The specific gospel promise quoted here is from Genesis 12:3 and 22:18. "In you all the nations will be blessed." How would this happen? How would one man's family become a blessing to every tribe and tongue on earth? It would be through his seed, singular (v. 16), who is Christ. The blessing is not a vague feeling of goodwill. The blessing is justification. The blessing is being declared righteous before God. And this blessing would overflow the banks of Israel and flood the entire world. The Judaizers wanted to build a wall; God was always planning to open a gate.


The Common Blessing (v. 9)

Paul now ties it all together in a concluding summary.

"So then those who are of faith are blessed with Abraham, the believer." (Galatians 3:9 LSB)

The logic is airtight. If the gospel was preached to Abraham, and the central promise of that gospel was a blessing for all nations, and that blessing comes through faith, then the conclusion is simple. "Those who are of faith," whether Jew or Gentile, slave or free, male or female, "are blessed."

And what is the nature of this blessing?

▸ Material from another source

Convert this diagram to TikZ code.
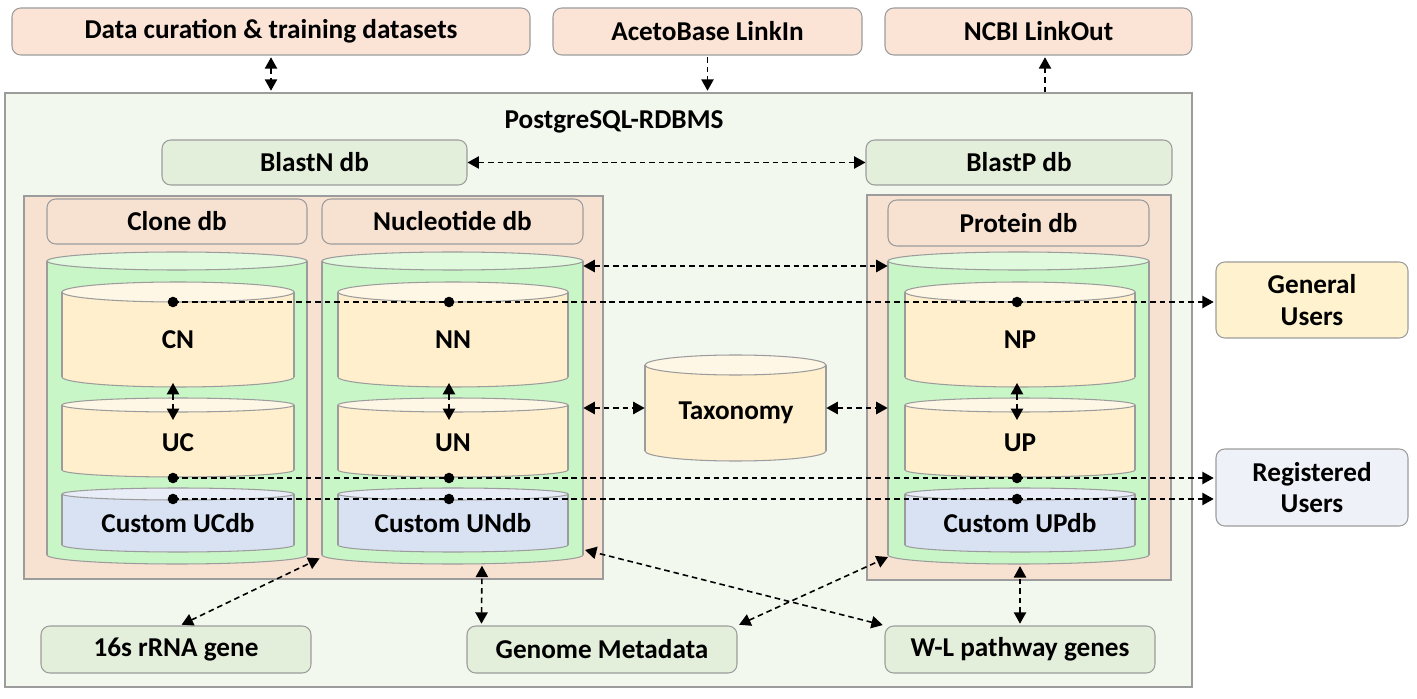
\documentclass[tikz,border=0pt]{standalone}
\usepackage{fontspec}
\setmainfont{Carlito}
\usetikzlibrary{arrows.meta,fit,calc}
\definecolor{peachtop}{HTML}{FBE4D6}
\definecolor{peachcont}{HTML}{F7E2D2}
\definecolor{outerfill}{HTML}{F3F8EF}
\definecolor{greenbox}{HTML}{E4EFDB}
\definecolor{cylgreen}{HTML}{C9F6C6}
\definecolor{cylgreentop}{HTML}{DFFADD}
\definecolor{yel}{HTML}{FFEFCC}
\definecolor{yeltop}{HTML}{FFF7E6}
\definecolor{blu}{HTML}{D9E2F3}
\definecolor{blutop}{HTML}{E8EDF8}
\definecolor{genfill}{HTML}{FFF2CE}
\definecolor{regfill}{HTML}{EEF2F8}
\definecolor{bordergray}{HTML}{9C9C9C}
\newcommand\dbcyl[9]{%
  \fill[#8, draw=bordergray, line width=0.6pt] ({(#2+#3)/2},#5) ellipse [x radius={(#3-#2)/2}, y radius=#7];
  \fill[#8] (#2,#4) rectangle (#3,#5);
  \draw[bordergray, line width=0.6pt] (#2,#4) -- (#2,#5) (#3,#4) -- (#3,#5);
  \filldraw[fill=#9, draw=bordergray, line width=0.6pt] ({(#2+#3)/2},#4) ellipse [x radius={(#3-#2)/2}, y radius=#6];
  \node[fit={(#2,#4-#6)(#3,#5+#7)}, inner sep=0pt] (#1) {};
}
\begin{document}
\begin{tikzpicture}[x=0.02cm,y=-0.02cm,
  font=\fontsize{15.5}{18}\selectfont\bfseries,
  box/.style={draw=bordergray, line width=0.6pt, rounded corners=5pt, inner sep=0pt},
  sqbox/.style={draw=bordergray, line width=0.6pt, inner sep=0pt},
  conn/.style={line width=0.9pt, dash pattern=on 3.2pt off 2.2pt},
  bi/.style={conn, {Triangle[length=6.5pt,width=7pt]}-{Triangle[length=6.5pt,width=7pt]}},
  uni/.style={conn, -{Triangle[length=6.5pt,width=7pt]}},
  dotn/.style={circle, fill=black, inner sep=0pt, minimum size=6pt},
  lbl/.style={inner sep=0pt, align=center}]
\useasboundingbox (0,0) rectangle (1417,699);
\fill[white] (0,0) rectangle (1417,699);

% top boxes
\node[box, fill=peachtop, fit={(12,8)(530,55)}] (data) {};
\node[lbl] at (data.center) {Data curation \& training datasets};
\node[box, fill=peachtop, fit={(553,8)(862,55)}] (aceto) {};
\node[lbl] at (aceto.center) {AcetoBase LinkIn};
\node[box, fill=peachtop, fit={(885,8)(1192,55)}] (ncbi) {};
\node[lbl] at (ncbi.center) {NCBI LinkOut};

% outer box
\node[sqbox, fill=outerfill, fit={(5,93)(1192,687)}] (outer) {};
\node[lbl] (pg) at (614,122) {PostgreSQL-RDBMS};

\node[box, fill=greenbox, fit={(162,140)(467,185)}] (blastn) {};
\node[lbl] at (blastn.center) {BlastN db};
\node[box, fill=greenbox, fit={(866,140)(1172,185)}] (blastp) {};
\node[lbl] at (blastp.center) {BlastP db};

% containers
\node[sqbox, fill=peachcont, fit={(24,196)(603,579)}] (leftcont) {};
\node[sqbox, fill=peachcont, fit={(867,195)(1171,580)}] (rightcont) {};
\node[box, fill=peachcont, fit={(47,199)(307,244)}] (clonedb) {};
\node[lbl] at (clonedb.center) {Clone db};
\node[box, fill=peachcont, fit={(322,199)(583,244)}] (nucdb) {};
\node[lbl] at (nucdb.center) {Nucleotide db};
\node[box, fill=peachcont, fit={(888,200)(1149,246)}] (protdb) {};
\node[lbl] at (protdb.center) {Protein db};

% green cylinders
\dbcyl{clonecyl}{47}{307}{261}{555}{9}{9}{cylgreen}{cylgreentop}
\dbcyl{nuccyl}{322}{583}{261}{555}{9}{9}{cylgreen}{cylgreentop}
\dbcyl{protcyl}{888}{1149}{261}{555}{9}{9}{cylgreen}{cylgreentop}

% inner cylinders
\dbcyl{cn}{62}{294}{292}{377}{10}{10}{yel}{yeltop}
\dbcyl{uc}{62}{294}{405}{470}{7}{7}{yel}{yeltop}
\dbcyl{cucdb}{62}{294}{494}{545}{6}{7}{blu}{blutop}
\dbcyl{nn}{338}{568}{292}{377}{10}{10}{yel}{yeltop}
\dbcyl{un}{338}{568}{405}{470}{7}{7}{yel}{yeltop}
\dbcyl{cundb}{338}{568}{494}{545}{6}{7}{blu}{blutop}
\dbcyl{np}{905}{1135}{292}{377}{10}{10}{yel}{yeltop}
\dbcyl{up}{905}{1135}{405}{470}{7}{7}{yel}{yeltop}
\dbcyl{cupdb}{905}{1135}{494}{545}{6}{7}{blu}{blutop}
\dbcyl{taxo}{645}{826}{365}{451}{10}{10}{yel}{yeltop}

\node[lbl] (tcn) at (178,340) {CN};
\node[lbl] (tuc) at (178,443) {UC};
\node[lbl] (tcuc) at (178,523) {Custom UCdb};
\node[lbl] (tnn) at (453,340) {NN};
\node[lbl] (tun) at (453,443) {UN};
\node[lbl] (tcun) at (453,523) {Custom UNdb};
\node[lbl] (tnp) at (1020,340) {NP};
\node[lbl] (tup) at (1020,443) {UP};
\node[lbl] (tcup) at (1020,523) {Custom UPdb};
\node[lbl] (ttaxo) at (736,413) {Taxonomy};

% users
\node[box, fill=genfill, fit={(1216,262)(1408,338)}] (general) {};
\node[lbl] at (general.center) {General\\Users};
\node[box, fill=regfill, fit={(1216,449)(1408,526)}] (registered) {};
\node[lbl] at (registered.center) {Registered\\Users};

% bottom boxes
\node[box, fill=greenbox, fit={(41,626)(311,673)}] (s16) {};
\node[lbl] at (s16.center) {16s rRNA gene};
\node[box, fill=greenbox, fit={(467,626)(737,673)}] (genome) {};
\node[lbl] at (genome.center) {Genome Metadata};
\node[box, fill=greenbox, fit={(885,626)(1155,673)}] (wl) {};
\node[lbl] at (wl.center) {W-L pathway genes};

% connectors
\draw[bi, shorten <=1pt, shorten >=1pt] (data.south) -- (data.south |- outer.north);
\draw[uni, shorten <=1pt, shorten >=1pt] (aceto.south) -- (aceto.south |- outer.north);
\draw[uni, shorten >=1pt] (outer.north -| 1045,0) -- (ncbi.south -| 1045,0);
\draw[bi] (blastn.east) -- (blastp.west);
\draw[bi] (nuccyl.east |- 0,266) -- (protcyl.west |- 0,266);
\draw[bi] (nuccyl.east |- taxo.west) -- (taxo.west);
\draw[bi] (taxo.east) -- (protcyl.west |- taxo.east);

\draw[bi] (173,383) -- (173,420);
\draw[bi] (449,383) -- (449,420);
\draw[bi] (1017,383) -- (1017,420);

\node[dotn] (d1) at (173,302) {};
\node[dotn] (d2) at (449,302) {};
\node[dotn] (d3) at (1017,302) {};
\node[dotn] (e1) at (173,478) {};
\node[dotn] (e2) at (449,478) {};
\node[dotn] (e3) at (1017,478) {};
\node[dotn] (f1) at (173,499) {};
\node[dotn] (f2) at (449,499) {};
\node[dotn] (f3) at (1017,499) {};

\draw[uni, shorten >=1pt] (d1.center) -- (d1 -| general.west);
\draw[uni, shorten >=1pt] (e1.center) -- (e1 -| registered.west);
\draw[uni, shorten >=1pt] (f1.center) -- (f1 -| registered.west);

\draw[bi, shorten <=1pt] (s16.north -| 180,0) -- ($(nuccyl.south west)+(-2,-6)$);
\draw[bi, shorten <=1pt, shorten >=1pt] ($(genome.north west)+(15,0)$) -- (482,564);
\draw[bi, shorten <=1pt] (wl.north west) -- (585,550);
\draw[bi, shorten <=1pt] (genome.north east) -- (888,557);
\draw[bi, shorten <=1pt, shorten >=1pt] (wl.north) -- (wl.north |- protcyl.south);
\end{tikzpicture}
\end{document}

They "are blessed with Abraham." We get the same blessing he got, in the same way he got it. It is a shared, common blessing. There is not one way for Abraham to be saved and another way for us. There is not a Jewish plan of salvation and a Gentile plan of salvation. There is one God, one faith, one Savior, and one family. We all come to God through the same door: the door of faith in His promise.

Notice the final description of Abraham: "Abraham, the believer." Or, as it could be translated, "faithful Abraham." This is his defining characteristic. This is what God wants written on his tombstone. Not "Abraham, the circumcised," or "Abraham, the wealthy patriarch," but "Abraham, the man who believed God." That is his legacy, and it is the only legacy that matters. It is the only inheritance that can be passed down to his spiritual children.


Conclusion: Are You in the Family?

The implications of this passage are massive. First, it establishes that the gospel is one, unified story from Genesis to Revelation. The Old Testament is not a book of legalism to be contrasted with the New Testament's book of grace. The gospel is in the Old Testament, and the law is upheld in the New. God has always saved His people in exactly the same way: by grace alone through faith alone in Christ alone.

Second, it demolishes all forms of spiritual pride and elitism. We are not saved because we are from a good Christian family, or because we were baptized as an infant, or because we are members of a sound church, or because we are American. We are saved for one reason only: we have abandoned all trust in ourselves and have cast ourselves entirely on the mercy of God in Jesus Christ. Your pedigree, whether ethnic or religious, means nothing in the court of heaven. The only question is, are you "of faith?"

The Judaizers were trying to make Christianity into an exclusive club with high membership fees. Paul insists that it is a family, entered into by birth, the new birth, which is received by faith. The question for us today is the same one that confronted the Galatians. On what are you resting for your right standing with God? Is it Jesus, plus something you do? Jesus plus your quiet times? Jesus plus your moral effort? Jesus plus your political activism?

If there is any "plus," you have fallen from grace. You are not a son of Abraham. But if your answer is nothing, nothing but the blood of Jesus, if you are trusting with the simple, desperate faith of Abraham, then you are in the family. You are a true son. You have been blessed with faithful Abraham, and the gates of hell cannot prevail against you.